Working methods
Service Design
Have you ever picked up and handled a product in a shop and then gone home and ordered it online? If so, you are not alone. As the online and offline worlds blend, we need to work in new ways to meet the customer expectations that arise from new digital opportunities. With service design we can take a holistic perspective to create user-friendly and competitive services. Here we explain how it works.
What is Service Design?
Service Design, or tjänstedesign as it is also called, can briefly be described as customer-driven business development that takes a holistic view. It is a method for developing new or improving existing services that meet customers' or users' real needs. To succeed in creating user-friendly and competitive services, you need an understanding of both the customer and the business.
Unlike UX design, which focuses on the digital customer experience, service design is more about an overarching experience where online and offline merge. With service design you therefore take a holistic approach to the customer experience and look at how people and services meet in different ways during the customer journey. A customer journey describes the path a customer takes from the moment they want to buy something until the purchase is completed and then on into the long-term use and experience of the product or service. It often winds its way through both online and offline.
Why is Service Design important?
Most people agree that focusing on your customers is important to remain competitive, but it is rarely simple. Digitalization and the ways we use technology have changed our behaviours. Besides attractive design, we expect everything we interact with to be fast, simple and tailored to our individual needs. Regardless of the business, you must continuously develop and improve your offering in step with new behaviours.
Take a moment and consider how your company's services fit together!

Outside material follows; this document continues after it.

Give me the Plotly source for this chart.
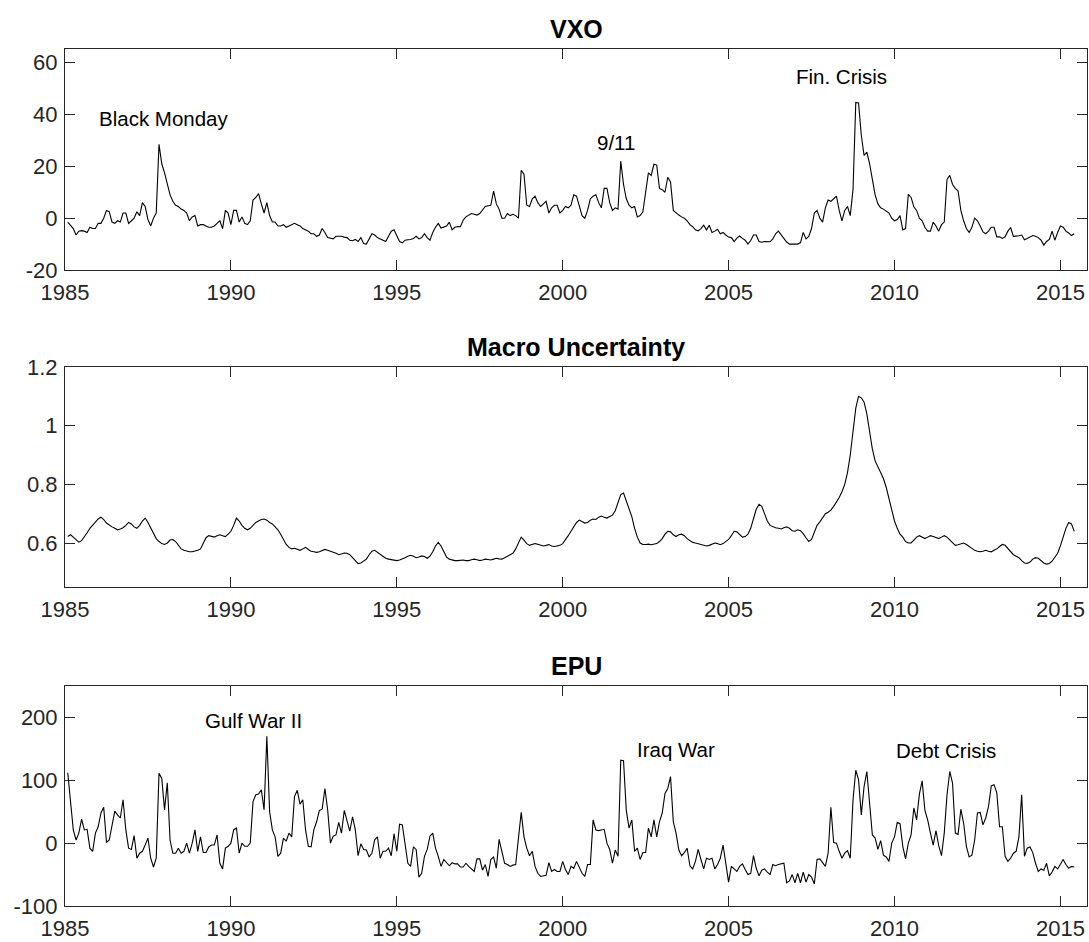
import plotly.graph_objects as go

# ---------------- data (monthly, starting Feb 1985) ----------------
START_YEAR = 1985
START_MONTH_INDEX = 1  # first observation = 1985 + 1/12

vxo = [
    -1.5, -3, -4, -6.5, -5, -4.8, -5, -5.5, -3.5, -4, -4,
    -2, -2, 0, 3, 2.5, -1.5, -2, -1, -1.5, 2, 2, -2,
    -1, 0, 2.5, 1, 6, 4.5, -0.5, -3, 0, 2, 28.5, 21,
    17.5, 13, 9, 6.5, 5, 4.5, 3.5, 3, 2, -1, 0.5, 1,
    -3, -2.5, -2.5, -3, -3.5, -3.5, -3, -2, -1, -4, 3, 2,
    -2.5, 3, 3, -1.5, 0.5, -2, -2.5, -1, 7, 8, 9.5, 5.5,
    2, 6, 1, -1.5, -1.5, -3, -3, -2.5, -3.5, -3, -2.5, -2,
    -2.5, -3, -4, -4.5, -5, -6, -6, -7, -6.5, -4, -5.5, -7.5,
    -7.8, -8, -7, -7, -7, -7.3, -7.5, -8.5, -8.7, -8.2, -9, -7.5,
    -9.8, -10, -8, -6, -6.5, -7.5, -8, -8.5, -9, -7, -5, -4.5,
    -7, -9, -9.5, -8.5, -8.3, -8.2, -7.8, -7, -8, -7.5, -6, -7.5,
    -8.5, -5.5, -3.5, -2, -3.8, -3.5, -3, -1.5, -4.5, -3.5, -3.2, -3.3,
    -0.8, 0.5, 1.2, 1.8, 1.5, 1.2, 1.8, 3, 4.5, 4.8, 5, 10.5,
    5.5, 3.5, 0, 0, 1.8, 1, 1.5, 1, 0, 18.5, 17, 5,
    4.5, 7.5, 8.5, 6, 4.5, 5.5, 6.5, 2, 4, 5, 5, 2,
    3, 4.5, 4, 5, 9, 8.5, 5, 1, 0, 3, 7.5, 8.5,
    9, 6, 4, 11.5, 11.5, 6, 3, 4, 3.5, 22, 13, 7.5,
    5, 4, 4.5, 0.5, 1, 2.5, 10, 17.5, 16.5, 20.8, 20.5, 11.5,
    11, 10, 15.8, 14, 3, 2, 1.2, 0.5, 0, -1, -2.5, -3.3,
    -4.5, -4.9, -4, -2.7, -4.5, -2.7, -5.5, -5, -4.3, -6, -5.5, -6.5,
    -7.3, -7.5, -9, -7.7, -6.9, -7.8, -8.5, -10, -8.6, -6.5, -6.5, -9,
    -9.3, -9, -9, -9.1, -8, -6, -5, -6.5, -8, -9.2, -10, -10,
    -10, -10, -9.4, -5.5, -8, -7, -4, 2, 3, 0, -1.5, 4,
    7, 6.5, 7.5, 8.5, 3, -1, 3, 4.5, 1, 11, 44.7, 44.5,
    32, 24.2, 25.5, 21, 15, 9, 5.5, 4, 3.5, 2.8, 2, 0,
    -1, -0.5, 1, -4.5, -4, 9.2, 8, 4.4, 3, 0, -1, -3.5,
    -5, -5, -1.5, -3, -5, -2.5, -1.5, 15, 16.5, 13, 11.5, 10.5,
    3, -1, -4, -5.5, -3.5, 0, -1, -3, -5.3, -6, -5, -3.5,
    -3.5, -7.2, -7.2, -7.8, -7.2, -5, -3.6, -7, -7, -6.8, -6.5, -8.3,
    -7.8, -7.2, -6.7, -7, -7.5, -8.5, -10.4, -9, -8.2, -5, -8.5, -5.5,
    -3, -3.5, -5, -5.7, -6.7, -6,
]

macro = [
    0.622, 0.628, 0.620, 0.610, 0.603, 0.608, 0.620, 0.635, 0.650, 0.662, 0.672,
    0.682, 0.688, 0.680, 0.668, 0.660, 0.655, 0.650, 0.645, 0.648, 0.652, 0.660, 0.670,
    0.665, 0.655, 0.650, 0.660, 0.675, 0.685, 0.670, 0.650, 0.630, 0.615, 0.605, 0.598,
    0.595, 0.600, 0.610, 0.612, 0.605, 0.592, 0.580, 0.575, 0.572, 0.570, 0.570, 0.572,
    0.575, 0.580, 0.600, 0.618, 0.625, 0.622, 0.620, 0.625, 0.628, 0.625, 0.622, 0.630,
    0.640, 0.660, 0.685, 0.675, 0.660, 0.650, 0.645, 0.650, 0.660, 0.670, 0.675, 0.680,
    0.682, 0.678, 0.670, 0.665, 0.655, 0.645, 0.630, 0.610, 0.595, 0.585, 0.580, 0.582,
    0.578, 0.575, 0.580, 0.585, 0.578, 0.572, 0.570, 0.568, 0.570, 0.575, 0.578, 0.575,
    0.572, 0.568, 0.565, 0.560, 0.562, 0.566, 0.565, 0.560, 0.550, 0.538, 0.530, 0.532,
    0.538, 0.545, 0.560, 0.572, 0.575, 0.568, 0.560, 0.553, 0.548, 0.545, 0.543, 0.542,
    0.540, 0.542, 0.545, 0.550, 0.555, 0.558, 0.555, 0.550, 0.552, 0.556, 0.554, 0.548,
    0.555, 0.570, 0.590, 0.602, 0.590, 0.568, 0.552, 0.545, 0.542, 0.540, 0.540, 0.541,
    0.542, 0.540, 0.540, 0.543, 0.545, 0.543, 0.540, 0.542, 0.545, 0.544, 0.542, 0.545,
    0.548, 0.546, 0.545, 0.550, 0.556, 0.560, 0.565, 0.580, 0.600, 0.620, 0.610, 0.598,
    0.592, 0.595, 0.598, 0.596, 0.592, 0.590, 0.592, 0.595, 0.590, 0.588, 0.590, 0.592,
    0.598, 0.610, 0.625, 0.640, 0.655, 0.670, 0.678, 0.672, 0.668, 0.670, 0.678, 0.682,
    0.680, 0.688, 0.692, 0.688, 0.685, 0.690, 0.695, 0.710, 0.740, 0.765, 0.770, 0.745,
    0.720, 0.690, 0.650, 0.620, 0.600, 0.595, 0.595, 0.596, 0.594, 0.595, 0.598, 0.605,
    0.615, 0.630, 0.640, 0.638, 0.628, 0.622, 0.628, 0.630, 0.625, 0.615, 0.608, 0.602,
    0.600, 0.598, 0.595, 0.592, 0.590, 0.592, 0.595, 0.600, 0.598, 0.594, 0.598, 0.605,
    0.612, 0.625, 0.640, 0.638, 0.628, 0.620, 0.622, 0.630, 0.650, 0.680, 0.715, 0.732,
    0.725, 0.700, 0.675, 0.660, 0.655, 0.652, 0.650, 0.648, 0.652, 0.655, 0.650, 0.642,
    0.640, 0.645, 0.642, 0.632, 0.618, 0.605, 0.612, 0.640, 0.660, 0.672, 0.685, 0.700,
    0.705, 0.712, 0.725, 0.740, 0.755, 0.775, 0.800, 0.840, 0.900, 0.980, 1.060, 1.100,
    1.095, 1.080, 1.040, 0.980, 0.920, 0.880, 0.860, 0.840, 0.820, 0.790, 0.750, 0.710,
    0.675, 0.650, 0.630, 0.620, 0.605, 0.600, 0.600, 0.610, 0.620, 0.625, 0.620, 0.615,
    0.620, 0.625, 0.622, 0.618, 0.615, 0.620, 0.625, 0.620, 0.610, 0.600, 0.592, 0.594,
    0.598, 0.600, 0.595, 0.588, 0.580, 0.575, 0.572, 0.570, 0.572, 0.575, 0.572, 0.570,
    0.575, 0.580, 0.588, 0.595, 0.592, 0.580, 0.568, 0.560, 0.555, 0.550, 0.540, 0.532,
    0.530, 0.535, 0.545, 0.550, 0.548, 0.540, 0.532, 0.528, 0.530, 0.538, 0.550, 0.565,
    0.590, 0.620, 0.650, 0.670, 0.665, 0.640,
]

epu = [
    112, 69, 21, 5, 16, 38, 21, 22, -8, -13, 16,
    26, 48, 57, 1, 5, 26, 51, 45, 40, 69, 21, -8,
    -10, 12, -24, -16, -13, -3, 8, -24, -38, -24, 111, 103,
    53, 96, 5, -16, -16, -8, -16, -13, 0, -16, 0, 21,
    -13, 10, -15, -15, -6, -3, -3, 13, -32, -41, -8, -5,
    0, 21, 24, -16, 0, -5, -5, 0, 66, 77, 78, 85,
    53, 170, 50, 21, 10, -21, -16, 8, 3, 16, 10, 74,
    84, 62, 69, 21, -5, -6, 21, 34, 52, 54, 87, 53,
    0, 11, 13, 33, 16, 52, 33, 19, 42, 21, -20, -1,
    -10, -11, -22, -16, 5, 10, -24, -13, -13, -8, -20, 15,
    -13, 30, 29, -5, -32, -37, -6, -10, -54, -48, -21, -10,
    11, 16, -8, -21, -37, -26, -32, -36, -31, -33, -33, -38,
    -38, -32, -37, -41, -45, -25, -25, -43, -34, -53, -26, -22,
    -40, 6, -15, -32, -34, -37, -35, -34, 8, 49, 10, -8,
    -20, -13, -37, -48, -53, -52, -51, -31, -45, -42, -45, -45,
    -29, -42, -50, -37, -40, -29, -40, -48, -53, -34, -34, 37,
    21, 20, 21, 22, 0, -10, -32, -11, -21, 132, 131, 52,
    24, 37, -13, -8, -26, -15, -15, 24, 10, 37, 10, 34,
    48, 79, 87, 106, 34, 16, -11, -20, -15, -8, -36, -41,
    -29, -10, -26, -41, -24, -26, -24, -41, -34, -24, -3, -30,
    -62, -37, -41, -45, -37, -33, -42, -50, -48, -20, -40, -52,
    -43, -41, -46, -50, -34, -36, -34, -33, -32, -63, -60, -50,
    -63, -48, -63, -46, -62, -50, -54, -65, -26, -25, -32, -37,
    -16, 57, 1, 0, -13, -24, -16, -12, -24, 69, 116, 101,
    45, 90, 114, 69, 13, 8, -10, 4, -19, -22, -29, 0,
    10, 33, 31, -5, -25, 0, 13, 56, 37, 78, 99, 52,
    37, 16, -3, 20, -4, -20, 16, 77, 114, 95, 16, 14,
    54, 32, -5, -22, -19, 5, 48, 49, 29, 40, 58, 91,
    93, 80, 26, 26, -21, -29, -24, -16, -13, 10, 77, -21,
    -8, -6, -15, -32, -45, -41, -43, -32, -52, -46, -37, -41,
    -34, -26, -34, -40, -37, -38,
]

titles = ["VXO", "Macro Uncertainty", "EPU"]
x_tick_vals = [1985, 1990, 1995, 2000, 2005, 2010, 2015]
x_tick_text = ["1985", "1990", "1995", "2000", "2005", "2010", "2015"]
y_ranges = [[-20, 65.3], [0.45, 1.2], [-100, 250]]
y_tick_vals = [[-20, 0, 20, 40, 60], [0.6, 0.8, 1.0, 1.2], [-100, 0, 100, 200]]
y_tick_text = [["-20", "0", "20", "40", "60"], ["0.6", "0.8", "1", "1.2"],
               ["-100", "0", "100", "200"]]

events = [  # (panel, label, x, y)
    (0, "Black Monday", 1987.97, 38.4),
    (0, "9/11", 2001.6, 29.3),
    (0, "Fin. Crisis", 2008.39, 54.8),
    (2, "Gulf War II", 1990.68, 195.6),
    (2, "Iraq War", 2003.42, 149),
    (2, "Debt Crisis", 2011.55, 148),
]

# ---------------- layout geometry ----------------
W, H = 1089, 942
X_LEFT_PX, X_RIGHT_PX = 65.3, 1087
X_RANGE = [1985, 1985 + (X_RIGHT_PX - X_LEFT_PX) / 33.17]
PANELS_PX = [(49, 270), (367, 587), (686, 906)]  # (top, bottom)
TOP_PX, BOT_PX = PANELS_PX[0][0], PANELS_PX[-1][1]
PLOT_H = BOT_PX - TOP_PX

FONT = "Liberation Sans, Arial, Helvetica, sans-serif"
AX_COLOR = "#262626"

n = len(vxo)
dates = [START_YEAR + (START_MONTH_INDEX + k) / 12 for k in range(n)]
series = [vxo, macro, epu]

fig = go.Figure()
for p, vals in enumerate(series):
    sfx = "" if p == 0 else str(p + 1)
    fig.add_trace(go.Scatter(
        x=dates, y=vals, mode="lines",
        line=dict(color="black", width=1.1),
        xaxis="x" + sfx, yaxis="y" + sfx, showlegend=False,
        hoverinfo="skip",
    ))

layout = dict(
    width=W, height=H,
    margin=dict(l=X_LEFT_PX, r=W - X_RIGHT_PX, t=TOP_PX, b=H - BOT_PX, pad=0,
                autoexpand=False),
    paper_bgcolor="white", plot_bgcolor="white",
    showlegend=False,
)
annotations = []
for p in range(3):
    top, bot = PANELS_PX[p]
    sfx = "" if p == 0 else str(p + 1)
    layout["xaxis" + sfx] = dict(
        domain=[0, 1],
        range=X_RANGE,
        anchor="y" + sfx,
        tickvals=x_tick_vals, ticktext=x_tick_text,
        ticks="inside", ticklen=10, tickwidth=1, tickcolor=AX_COLOR,
        showline=True, linecolor=AX_COLOR, linewidth=1, mirror="ticks",
        showgrid=False, zeroline=False, automargin=False,
        tickfont=dict(family=FONT, size=22, color=AX_COLOR),
        ticklabelstandoff=3,
    )
    layout["yaxis" + sfx] = dict(
        domain=[(BOT_PX - bot) / PLOT_H, (BOT_PX - top) / PLOT_H],
        range=y_ranges[p],
        anchor="x" + sfx,
        tickvals=y_tick_vals[p], ticktext=y_tick_text[p],
        ticks="inside", ticklen=10, tickwidth=1, tickcolor=AX_COLOR,
        showline=True, linecolor=AX_COLOR, linewidth=1, mirror="ticks",
        showgrid=False, zeroline=False, automargin=False,
        tickfont=dict(family=FONT, size=22, color=AX_COLOR),
        ticklabelstandoff=2,
    )
    annotations.append(dict(
        text="<b>%s</b>" % titles[p], xref="paper", yref="paper",
        x=0.5, y=(BOT_PX - (top - 20)) / PLOT_H,
        xanchor="center", yanchor="middle", showarrow=False,
        font=dict(family=FONT, size=25, color="black"),
    ))

for p, label, ex, ey in events:
    sfx = "" if p == 0 else str(p + 1)
    annotations.append(dict(
        text=label, xref="x" + sfx, yref="y" + sfx, x=ex, y=ey,
        xanchor="center", yanchor="middle", showarrow=False,
        font=dict(family=FONT, size=20.5, color="black"),
    ))

layout["annotations"] = annotations
fig.update_layout(**layout)
fig.write_html("out.html")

Do they work equally well whether consumed digitally or in other ways?
The purchase process for your service might start in-store but finish online. When online and offline modes merge, we must begin working in new ways to handle the demands that digitalization places on us. We also need to start thinking in new ways to meet our customers' changing expectations and needs. Companies that fail to design services and products that make customers' lives easier or that review the entire customer journey will fall behind. This is where service design comes in — as a method or approach for customer-driven business development that looks at the whole picture. Service design thus helps us develop profitable services that are anchored in customers' needs.
How you can start working more customer-centrically with Service Design:
Your customers don't care about what suits your organization best, they just want their needs met. You therefore need to focus on the customer's needs, rather than your company's organizational structures.
Here are some quick tips:
- Focus more on the customer and the customer journey and less on yourselves
- Take a step back and see things from the customer's perspective. Experience what the customer experiences!
- Try to anticipate the customer's different needs and expectations throughout the customer journey
- Experiment, evaluate and build an understanding of what works and what doesn't. When you discover something that can be improved, prioritise what is most important for the customer journey
How we work with service design?
When we at Limetta include service design in our work process, we take a broader perspective on the customer's entire business and operations.
The work is divided into three phases:
- First, we gather and map information that can provide us with insights
- Then we analyse the information we have collected. We define insights and create value
- Finally, we develop and create solutions based on the knowledge and understanding we have built up
This is how the work process can look with Service Design:
Step 1: Understand and map
The first phase in service design is about taking stock of existing knowledge and customer insights. This can be done by running workshops with your staff where we draw on your expertise and experiences. We immerse ourselves in how your services work and the context in which they exist Through analyses, user tests, interviews or observations we get to know your customers. We look at the customer's overall experience and map customer journeys. If you deliver a service that operates across multiple channels we also need to understand how they interact. Sometimes personas are developed to represent your target groups and to guide various decisions during the course of the work.
Our combined insights give us an understanding of what your customers need and the conditions and opportunities that exist. We also gain insights into what the services must deliver to your organisation to be profitable over time. Impact goals that involve both business objectives and customer needs are defined. We simply find out where we stand and where we are going. A useful working method that we often use here is Design Thinking. The method has an outside-in approach and helps us put ourselves in the user's situation.
Step 2: Define and create value
Based on customers' needs and your circumstances, we examine how we can improve the customer's experiences while at the same time create value for your business. Our ideas are visualised into concrete concepts that can consist of simple sketches, prototypes and narratives. The concept or proposed solution is the idea of how we will achieve the goals and defines the fundamental requirements. The concepts are tested and refined and then form the basis for the design work.
Step 3: Develop and implement
When we have a concept, it's time to implement. We produce concrete solutions that can be tested and implemented. The solutions can, for example, consist of a content strategy that includes interaction design and graphic design of a digital interface. It can also involve organisational development where new ways of working are to be introduced. For example, it could mean training your staff in SEO to increase visibility on Google so that your customers can find you more easily. We help our service design clients to efficiently implement and realise the solutions the project has resulted in.